Why do talented, gifted girls so often fail to realize their potential as they reach adolescence and adulthood? This outstanding book explores this question and offers practical advice to parents, teachers, and policy-makers about ways to help gifted girls continue to grow and succeed.
Dr. Kerr also presents current research on gifted girls; summarizes biographies about eminent women, their lives, and achievements; and examines the current educational and family environment.
- Time alone: girls need swaths of time alone to think and dream
- Mentors: all women (and men) who achieve to the top of their fields have mentors who guide and support them along the way, introducing them into the circles that draw them upwards. Virtually none of the "average" achieving women followed had mentors during their schooling and early work years. We need to teach our girls the importance of mentors and help them find them!
- Same sex education, especially high school and college. As it turns out our "culture of romance" is poison to the smart girls potential. Messages that turn adolescent girls' focus from capability and achievement to beauty and relationship essentially stop them dead in their intellectual tracks. Same sex schools not only remove much of the romantic focus from girls' daily routines, but also provide many more opportunities for mentoring and modeling by self-actualized women.
- Voracious reading of anything and everything
- Rejection of gender limitations
- Strong sense of self: My interpretation of this is that we need to grow young women who are deeply healthy and strong emotionally. They need to know who they are, and who they aren't and take responsibility for themselves. They need to be practiced at knowing and expressing what they want and need. Our girls need to be willing to "grow thorns" and say what they mean, not be driven to always be compliant and kind. And they need to be able to hold onto themselves as they enter relationships, not losing their "I" to the "We," both in personal and community situations.
- Definitions of successful - Kerr does a lovely job of expressing her concerns about using job status and salary as measures of success. As a researcher, she does in the end come up against the truth that no has yet figured out a way to measure a woman's level of performance and achievements as mother or homemaker. I find myself wondering how I define my own success for both of these jobs as well as homeschool teacher.
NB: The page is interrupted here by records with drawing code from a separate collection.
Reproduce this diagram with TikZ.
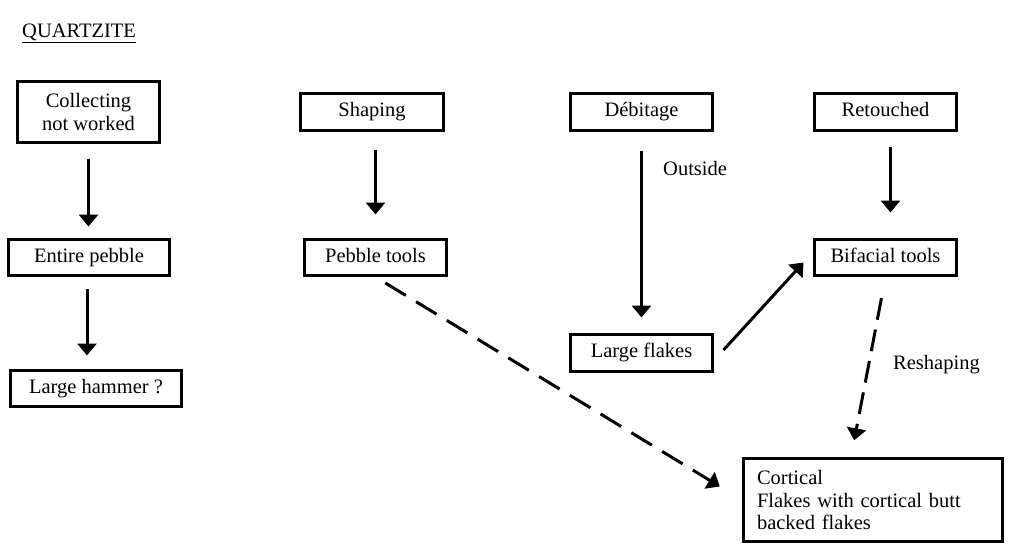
\documentclass[tikz,border=0pt]{standalone}
\usepackage{fontspec}
\setmainfont{Liberation Serif}
\usetikzlibrary{arrows.meta}
\begin{document}
\begin{tikzpicture}[x=1pt,y=-1pt,
  txt/.style={font=\fontsize{20.5}{22.5}\selectfont},
  box/.style={txt, draw, line width=3pt, inner sep=0pt},
  one/.style={box, text height=0.9em, text depth=0em},
  arr/.style={line width=3pt, -{Triangle[width=19pt,length=12pt]}},
  dsh/.style={arr, dash pattern=on 24pt off 12pt},
  lbl/.style={txt, inner sep=0pt, anchor=west}]
\useasboundingbox (0,0) rectangle (1009,551);
\fill[white] (0,0) rectangle (1009,551);
\node[lbl] (title) at (22,33) {\underline{QUARTZITE}};
\node[box, align=center, minimum width=142pt, minimum height=61pt] (coll) at (88.5,112) {Collecting\\not worked};
\node[one, minimum width=161pt, minimum height=36pt] (entire) at (89,257.5) {Entire pebble};
\node[one, minimum width=171pt, minimum height=36pt] (hammer) at (96,388.5) {Large hammer ?};
\node[one, minimum width=143pt, minimum height=37pt] (shaping) at (372,112) {Shaping};
\node[one, minimum width=142pt, minimum height=36pt] (pebble) at (375.5,257.5) {Pebble tools};
\node[one, minimum width=142pt, minimum height=37pt] (debit) at (641.5,112) {Débitage};
\node[one, minimum width=142pt, minimum height=37pt] (retou) at (885.5,112) {Retouched};
\node[one, minimum width=142pt, minimum height=36pt] (bif) at (885.5,257.5) {Bifacial tools};
\node[one, minimum width=142pt, minimum height=37pt] (lflakes) at (641.5,353) {Large flakes};
\node[box, minimum width=259pt, minimum height=83pt, text width=232pt, inner xsep=13.5pt, align=left] (cort) at (873,500) {Cortical\\Flakes with cortical butt\\backed flakes};
\node[lbl] (outside) at (663,168) {Outside};
\node[lbl] (reshaping) at (893,365) {Reshaping};
% arrows
\draw[arr, shorten <=14.5pt, shorten >=11.5pt] (coll.south) -- (coll.south |- entire.north);
\draw[arr, shorten <=11.5pt, shorten >=13.5pt] ([xshift=-2pt]entire.south) -- ([xshift=-2pt]entire.south |- hammer.north);
\draw[arr, shorten <=17.5pt, shorten >=23.5pt] (shaping.south -| pebble.north) -- (pebble.north);
\draw[arr, shorten <=18.5pt, shorten >=15.5pt] (debit.south) -- (lflakes.north);
\draw[arr, shorten <=14.5pt, shorten >=25.5pt] ([xshift=5pt]retou.south) -- ([xshift=5pt]bif.north);
\draw[arr] ([xshift=9.5pt,yshift=3pt]lflakes.east) -- ([xshift=-9.5pt,yshift=14.5pt]bif.south west);
\draw[dsh, shorten <=11.5pt, shorten >=26pt] (pebble.south) -- (cort.west);
\draw[dsh, dash pattern=on 22pt off 10pt, shorten <=21.5pt, shorten >=17pt] (bif.south) -- ([xshift=-22pt]cort.north);
\end{tikzpicture}
\end{document}
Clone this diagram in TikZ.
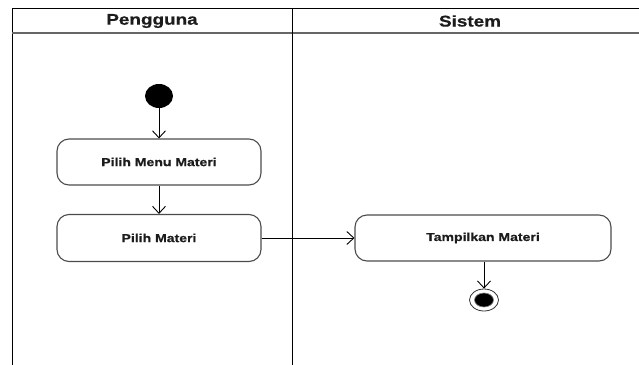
\documentclass[tikz,border=0pt]{standalone}
\usepackage{fontspec}
\setmainfont{Liberation Sans}
\newfontfamily\wfont{Liberation Sans Bold}[FakeStretch=1.22, FakeBold=0.6]
\usetikzlibrary{shapes.geometric,arrows.meta}
\definecolor{txt}{HTML}{1C1C1C}
\tikzset{
  actbox/.style={draw=black!70, line width=1.1pt, rounded corners=12pt, fill=white,
    minimum width=#1, minimum height=46pt, inner sep=0pt,
    font=\wfont\fontsize{11.5}{13}\selectfont, text=txt},
  flow/.style={draw=black, line width=0.9pt, -{Straight Barb[length=7pt,width=13pt,line width=0.9pt]}},
  lanehead/.style={font=\wfont\fontsize{15.5}{18}\selectfont, text=txt},
}
\begin{document}
\begin{tikzpicture}[x=1pt,y=-1pt]
\useasboundingbox (0,0) rectangle (639,364);
\clip (0,0) rectangle (639,364);
% swimlane frame
\draw[black, line width=1pt] (12,370) -- (12,8) -- (660,8);
\draw[black!60, line width=2pt] (12,33) -- (660,33);
\draw[black, line width=1pt] (292,8) -- (292,370);
\node[lanehead] (h1) at (152,21) {Pengguna};
\node[lanehead] (h2) at (470,21) {Sistem};
% nodes
\node[ellipse, fill=black, minimum width=28pt, minimum height=24pt, inner sep=0pt] (start) at (159,96) {};
\node[actbox=204pt] (b1) at (159,162) {Pilih Menu Materi};
\node[actbox=204pt, minimum height=47pt] (b2) at (159,238) {Pilih Materi};
\node[actbox=256pt] (b3) at (483,238) {Tampilkan Materi};
\node[ellipse, draw=black!80, line width=0.8pt, fill=white, minimum width=29pt, minimum height=22pt, inner sep=0pt] (end) at (484,300) {};
\node[ellipse, draw=black!50, line width=0.6pt, fill=black, minimum width=19pt, minimum height=14pt, inner sep=0pt] (endin) at (484,300) {};
% connectors
\draw[flow] (start) -- (b1);
\draw[flow] (b1) -- (b2);
\draw[flow] (b2) -- (b3);
\draw[flow] (b3.south -| end) -- (end);
\end{tikzpicture}
\end{document}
- Self-actualization - Kerr uses Maslow's Hierarchy of Needs to help her approach the idea of successful people and for defining her terms. In a book that focuses on the high achievement of gifted girls, it makes sense to keep a careful eye on self-actualization as opposed to just outward success. I really admire how Kerr handled this section of the book, for both her treatments of definition of success and self-actualization. She concludes that self-actualization (achieving one's highest potential in a given vocation) is not optional for gifted women, carefully opening up the definition of vocation to include essentially any idea a woman could fall in love with and pursue. What really struck me about her point of view is that she sees actualization as essential not just for us as individuals, but for our society as a whole.
- The "false" choice - career vs. family. My mental gears are really churning on this one. According to the book, "integrators" who have both a career and families rate happiest among all women. Kerr posits that these women have simultaneously fulfilling and thriving careers and healthy, thriving children. Steeped in the doctrine of attachment parenting and homeschooling these past 8 years, I'm not sure I see her numbers adding up. Also, counting among my close friends single career women, integrators and stay at home moms, I'm not sure I can tag just one group as "happy." But I'm open to the idea...
- 14 year olds and 40 year olds. Studies show that self-esteem drops sharply for girls right around the age of 14. It continues low until women reach 40 and then self-esteem returns to high levels. Kerr has satisfying explanations for both sides of the equation. Coming up on my 40th birthday, I'm fascinated by this trend. Mostly what an improved level of self-esteem and greater drive for self-actualization might look like in my life over the next 10 years. As a missed smart girl, is it still possible for me to self-actualize as I reach mid-life or is it too late?